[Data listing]
● ● ● ● ●

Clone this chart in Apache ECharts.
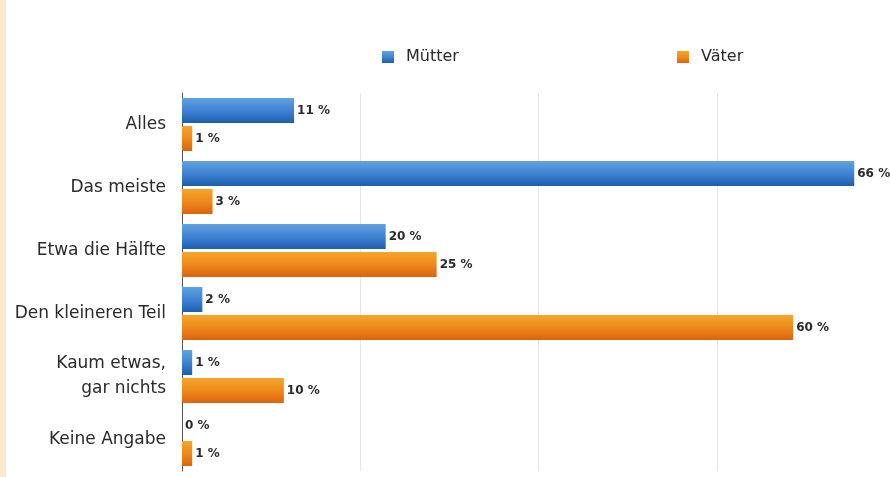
<!DOCTYPE html>
<html>
<head>
<meta charset="utf-8">
<script src="https://cdn.jsdelivr.net/npm/echarts@6/dist/echarts.min.js"></script>
<style>
  html, body { margin: 0; padding: 0; background: #ffffff; overflow: hidden; width: 890px; height: 477px; }
  #chart { width: 900px; height: 477px; }
</style>
</head>
<body>
<div id="chart"></div>
<script>
const categories = ['Alles', 'Das meiste', 'Etwa die Hälfte', 'Den kleineren Teil', 'Kaum etwas,\ngar nichts', 'Keine Angabe'];
const seriesNames = ['Mütter', 'Väter'];
const muetter = [11, 66, 20, 2, 1, 0];
const vaeter = [1, 3, 25, 60, 10, 1];

const FONT = 'DejaVu Sans';
const chart = echarts.init(document.getElementById('chart'), null, { renderer: 'canvas' });

const blue = new echarts.graphic.LinearGradient(0, 0, 0, 1, [
  { offset: 0, color: '#62a2e2' },
  { offset: 0.5, color: '#3f84d2' },
  { offset: 1, color: '#1d5daf' }
]);
const orange = new echarts.graphic.LinearGradient(0, 0, 0, 1, [
  { offset: 0, color: '#f5a52c' },
  { offset: 0.5, color: '#ee8a1b' },
  { offset: 1, color: '#db630e' }
]);

const labelCfg = {
  show: true,
  position: 'right',
  distance: 3,
  formatter: '{c} %',
  color: '#2a2a2a',
  fontFamily: FONT,
  fontWeight: 'bold',
  fontSize: 12
};

const legendBase = {
  orient: 'horizontal',
  top: 49,
  padding: 0,
  itemWidth: 12,
  itemHeight: 12,
  icon: 'rect',
  selectedMode: false,
  textStyle: { fontFamily: FONT, fontSize: 16, color: '#2a2a2a', padding: [0, 0, 0, 7] }
};

chart.setOption({
  animation: false,
  backgroundColor: '#ffffff',
  graphic: [
    { type: 'rect', left: 0, top: 0, shape: { width: 6, height: 477 }, style: { fill: '#fbe8cf' }, z: 0 }
  ],
  legend: [
    Object.assign({}, legendBase, { left: 382, data: [seriesNames[0]] }),
    Object.assign({}, legendBase, { left: 677, data: [seriesNames[1]] })
  ],
  grid: { left: 182, right: 5, top: 93, bottom: 6, containLabel: false },
  xAxis: {
    type: 'value',
    min: 0,
    max: 70,
    interval: 17.5,
    axisLabel: { show: false },
    axisLine: { show: false },
    axisTick: { show: false },
    splitLine: { show: true, lineStyle: { color: '#e6e6e6', width: 1 } }
  },
  yAxis: {
    type: 'category',
    inverse: true,
    data: categories,
    axisTick: { show: false },
    axisLine: { show: true, lineStyle: { color: '#555555', width: 1 } },
    axisLabel: { fontFamily: FONT, fontSize: 17, color: '#2a2a2a', margin: 16, lineHeight: 25, align: 'right' }
  },
  series: [
    {
      name: seriesNames[0],
      type: 'bar',
      data: muetter,
      barWidth: 25,
      barGap: '12%',
      itemStyle: { color: blue },
      label: labelCfg
    },
    {
      name: seriesNames[1],
      type: 'bar',
      data: vaeter,
      barWidth: 25,
      barGap: '12%',
      itemStyle: { color: orange },
      label: labelCfg
    }
  ]
});
</script>
</body>
</html>
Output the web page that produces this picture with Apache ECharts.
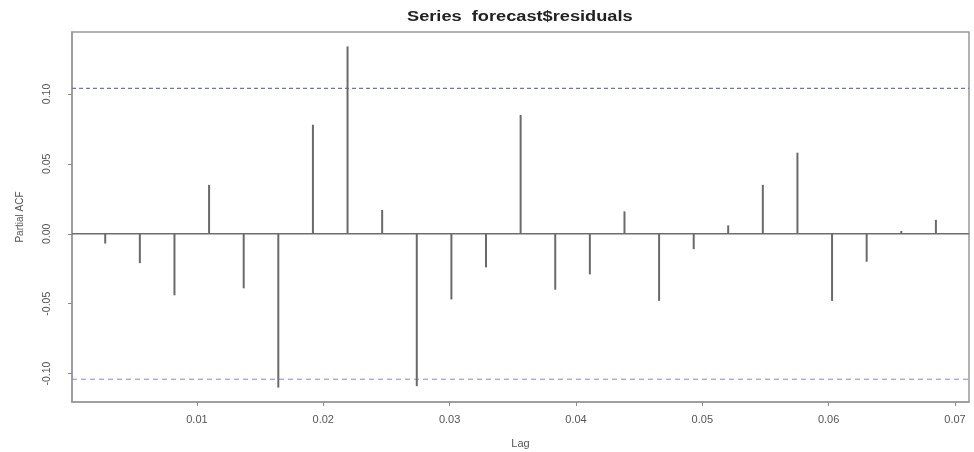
<!DOCTYPE html>
<html>
<head>
<meta charset="utf-8">
<script src="https://cdn.jsdelivr.net/npm/echarts@6/dist/echarts.min.js"></script>
<style>html,body{margin:0;padding:0;background:#fff}#c{width:974px;height:452px}</style>
</head>
<body>
<div id="c"></div>
<script>
const titleText = 'Series  forecast$residuals';
const xLabel = 'Lag';
const yLabel = 'Partial ACF';
const lags = [0.00274, 0.00548, 0.00822, 0.01096, 0.01370, 0.01644, 0.01918, 0.02192, 0.02466, 0.02740,
              0.03014, 0.03288, 0.03562, 0.03836, 0.04110, 0.04384, 0.04658, 0.04932, 0.05205, 0.05479,
              0.05753, 0.06027, 0.06301, 0.06575, 0.06849];
const pacf = [-0.007, -0.021, -0.044, 0.035, -0.039, -0.110, 0.078, 0.134, 0.017, -0.109,
              -0.047, -0.024, 0.085, -0.040, -0.029, 0.016, -0.048, -0.011, 0.006, 0.035,
              0.058, -0.048, -0.020, 0.002, 0.010];
const confLimit = 0.104;
const xTicks = [0.01, 0.02, 0.03, 0.04, 0.05, 0.06, 0.07];
const yTicks = [-0.10, -0.05, 0.00, 0.05, 0.10];
const xRange = [0.00011, 0.07111];
const yRange = [-0.1203, 0.1443];

function hLine(y) { return [[xRange[0], y], [xRange[1], y]]; }

const chart = echarts.init(document.getElementById('c'), null, {renderer: 'canvas'});
const axisGrey = '#8a8a8a';
chart.setOption({
  animation: false,
  backgroundColor: '#fff',
  graphic: [{
    type: 'text', left: 407, top: 10, scaleX: 1.3, originX: 0,
    style: {text: titleText, font: 'bold 14px "Liberation Sans", Arial, sans-serif', fill: '#222'}
  }],
  grid: {left: 72, right: 5, top: 32, bottom: 50, show: true, borderColor: '#999', borderWidth: 1.5,
    backgroundColor: 'transparent', containLabel: false, outerBoundsMode: 'none'},
  xAxis: {
    type: 'value', min: xRange[0], max: xRange[1],
    name: xLabel, nameLocation: 'middle', nameGap: 36,
    nameTextStyle: {fontSize: 11, color: '#555', fontFamily: 'Liberation Sans'},
    axisLine: {show: true, onZero: false, lineStyle: {color: '#999', width: 1.5}},
    axisTick: {show: true, length: 4, customValues: xTicks, lineStyle: {color: axisGrey}},
    axisLabel: {customValues: xTicks, fontSize: 11, color: '#555', margin: 12, fontFamily: 'Liberation Sans',
      formatter: v => v.toFixed(2)},
    splitLine: {show: false}
  },
  yAxis: {
    type: 'value', min: yRange[0], max: yRange[1],
    name: yLabel, nameLocation: 'middle', nameGap: 47, nameRotate: 90,
    nameTextStyle: {fontSize: 10, color: '#555', fontFamily: 'Liberation Sans'},
    axisLine: {show: true, lineStyle: {color: '#999', width: 1.5}},
    axisTick: {show: true, length: 4, customValues: yTicks, lineStyle: {color: axisGrey}},
    axisLabel: {customValues: yTicks, rotate: 90, fontSize: 10.5, color: '#555', margin: 19, fontFamily: 'Liberation Sans',
      formatter: v => v.toFixed(2)},
    splitLine: {show: false}
  },
  series: [
    {
      type: 'line', data: hLine(0), symbol: 'none', silent: true, z: 1,
      lineStyle: {color: '#6e6e6e', width: 1.5}
    },
    {
      type: 'line', data: hLine(confLimit), symbol: 'none', silent: true, z: 1,
      lineStyle: {color: '#7272b4', width: 1.3, type: [4, 3]}
    },
    {
      type: 'line', data: hLine(-confLimit), symbol: 'none', silent: true, z: 1,
      lineStyle: {color: '#8a8ac8', width: 1, type: [5, 4]}
    },
    {
      type: 'bar',
      barWidth: 2,
      z: 3,
      data: lags.map((x, i) => [x, pacf[i]]),
      itemStyle: {color: '#6a6a6a'}
    }
  ]
});
</script>
</body>
</html>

● ● ● ● ●

**Task to carry out**
Write out every record above exactly as it stands, but leave out the pictures.

**Response to the exercise**
Clone this chart in Apache ECharts.
<!DOCTYPE html>
<html>
<head>
<meta charset="utf-8">
<script src="https://cdn.jsdelivr.net/npm/echarts@6/dist/echarts.min.js"></script>
<style>
  html, body { margin: 0; padding: 0; background: #ffffff; overflow: hidden; width: 890px; height: 477px; }
  #chart { width: 900px; height: 477px; }
</style>
</head>
<body>
<div id="chart"></div>
<script>
const categories = ['Alles', 'Das meiste', 'Etwa die Hälfte', 'Den kleineren Teil', 'Kaum etwas,\ngar nichts', 'Keine Angabe'];
const seriesNames = ['Mütter', 'Väter'];
const muetter = [11, 66, 20, 2, 1, 0];
const vaeter = [1, 3, 25, 60, 10, 1];

const FONT = 'DejaVu Sans';
const chart = echarts.init(document.getElementById('chart'), null, { renderer: 'canvas' });

const blue = new echarts.graphic.LinearGradient(0, 0, 0, 1, [
  { offset: 0, color: '#62a2e2' },
  { offset: 0.5, color: '#3f84d2' },
  { offset: 1, color: '#1d5daf' }
]);
const orange = new echarts.graphic.LinearGradient(0, 0, 0, 1, [
  { offset: 0, color: '#f5a52c' },
  { offset: 0.5, color: '#ee8a1b' },
  { offset: 1, color: '#db630e' }
]);

const labelCfg = {
  show: true,
  position: 'right',
  distance: 3,
  formatter: '{c} %',
  color: '#2a2a2a',
  fontFamily: FONT,
  fontWeight: 'bold',
  fontSize: 12
};

const legendBase = {
  orient: 'horizontal',
  top: 49,
  padding: 0,
  itemWidth: 12,
  itemHeight: 12,
  icon: 'rect',
  selectedMode: false,
  textStyle: { fontFamily: FONT, fontSize: 16, color: '#2a2a2a', padding: [0, 0, 0, 7] }
};

chart.setOption({
  animation: false,
  backgroundColor: '#ffffff',
  graphic: [
    { type: 'rect', left: 0, top: 0, shape: { width: 6, height: 477 }, style: { fill: '#fbe8cf' }, z: 0 }
  ],
  legend: [
    Object.assign({}, legendBase, { left: 382, data: [seriesNames[0]] }),
    Object.assign({}, legendBase, { left: 677, data: [seriesNames[1]] })
  ],
  grid: { left: 182, right: 5, top: 93, bottom: 6, containLabel: false },
  xAxis: {
    type: 'value',
    min: 0,
    max: 70,
    interval: 17.5,
    axisLabel: { show: false },
    axisLine: { show: false },
    axisTick: { show: false },
    splitLine: { show: true, lineStyle: { color: '#e6e6e6', width: 1 } }
  },
  yAxis: {
    type: 'category',
    inverse: true,
    data: categories,
    axisTick: { show: false },
    axisLine: { show: true, lineStyle: { color: '#555555', width: 1 } },
    axisLabel: { fontFamily: FONT, fontSize: 17, color: '#2a2a2a', margin: 16, lineHeight: 25, align: 'right' }
  },
  series: [
    {
      name: seriesNames[0],
      type: 'bar',
      data: muetter,
      barWidth: 25,
      barGap: '12%',
      itemStyle: { color: blue },
      label: labelCfg
    },
    {
      name: seriesNames[1],
      type: 'bar',
      data: vaeter,
      barWidth: 25,
      barGap: '12%',
      itemStyle: { color: orange },
      label: labelCfg
    }
  ]
});
</script>
</body>
</html>
Output the web page that produces this picture with Apache ECharts.
<!DOCTYPE html>
<html>
<head>
<meta charset="utf-8">
<script src="https://cdn.jsdelivr.net/npm/echarts@6/dist/echarts.min.js"></script>
<style>html,body{margin:0;padding:0;background:#fff}#c{width:974px;height:452px}</style>
</head>
<body>
<div id="c"></div>
<script>
const titleText = 'Series  forecast$residuals';
const xLabel = 'Lag';
const yLabel = 'Partial ACF';
const lags = [0.00274, 0.00548, 0.00822, 0.01096, 0.01370, 0.01644, 0.01918, 0.02192, 0.02466, 0.02740,
              0.03014, 0.03288, 0.03562, 0.03836, 0.04110, 0.04384, 0.04658, 0.04932, 0.05205, 0.05479,
              0.05753, 0.06027, 0.06301, 0.06575, 0.06849];
const pacf = [-0.007, -0.021, -0.044, 0.035, -0.039, -0.110, 0.078, 0.134, 0.017, -0.109,
              -0.047, -0.024, 0.085, -0.040, -0.029, 0.016, -0.048, -0.011, 0.006, 0.035,
              0.058, -0.048, -0.020, 0.002, 0.010];
const confLimit = 0.104;
const xTicks = [0.01, 0.02, 0.03, 0.04, 0.05, 0.06, 0.07];
const yTicks = [-0.10, -0.05, 0.00, 0.05, 0.10];
const xRange = [0.00011, 0.07111];
const yRange = [-0.1203, 0.1443];

function hLine(y) { return [[xRange[0], y], [xRange[1], y]]; }

const chart = echarts.init(document.getElementById('c'), null, {renderer: 'canvas'});
const axisGrey = '#8a8a8a';
chart.setOption({
  animation: false,
  backgroundColor: '#fff',
  graphic: [{
    type: 'text', left: 407, top: 10, scaleX: 1.3, originX: 0,
    style: {text: titleText, font: 'bold 14px "Liberation Sans", Arial, sans-serif', fill: '#222'}
  }],
  grid: {left: 72, right: 5, top: 32, bottom: 50, show: true, borderColor: '#999', borderWidth: 1.5,
    backgroundColor: 'transparent', containLabel: false, outerBoundsMode: 'none'},
  xAxis: {
    type: 'value', min: xRange[0], max: xRange[1],
    name: xLabel, nameLocation: 'middle', nameGap: 36,
    nameTextStyle: {fontSize: 11, color: '#555', fontFamily: 'Liberation Sans'},
    axisLine: {show: true, onZero: false, lineStyle: {color: '#999', width: 1.5}},
    axisTick: {show: true, length: 4, customValues: xTicks, lineStyle: {color: axisGrey}},
    axisLabel: {customValues: xTicks, fontSize: 11, color: '#555', margin: 12, fontFamily: 'Liberation Sans',
      formatter: v => v.toFixed(2)},
    splitLine: {show: false}
  },
  yAxis: {
    type: 'value', min: yRange[0], max: yRange[1],
    name: yLabel, nameLocation: 'middle', nameGap: 47, nameRotate: 90,
    nameTextStyle: {fontSize: 10, color: '#555', fontFamily: 'Liberation Sans'},
    axisLine: {show: true, lineStyle: {color: '#999', width: 1.5}},
    axisTick: {show: true, length: 4, customValues: yTicks, lineStyle: {color: axisGrey}},
    axisLabel: {customValues: yTicks, rotate: 90, fontSize: 10.5, color: '#555', margin: 19, fontFamily: 'Liberation Sans',
      formatter: v => v.toFixed(2)},
    splitLine: {show: false}
  },
  series: [
    {
      type: 'line', data: hLine(0), symbol: 'none', silent: true, z: 1,
      lineStyle: {color: '#6e6e6e', width: 1.5}
    },
    {
      type: 'line', data: hLine(confLimit), symbol: 'none', silent: true, z: 1,
      lineStyle: {color: '#7272b4', width: 1.3, type: [4, 3]}
    },
    {
      type: 'line', data: hLine(-confLimit), symbol: 'none', silent: true, z: 1,
      lineStyle: {color: '#8a8ac8', width: 1, type: [5, 4]}
    },
    {
      type: 'bar',
      barWidth: 2,
      z: 3,
      data: lags.map((x, i) => [x, pacf[i]]),
      itemStyle: {color: '#6a6a6a'}
    }
  ]
});
</script>
</body>
</html>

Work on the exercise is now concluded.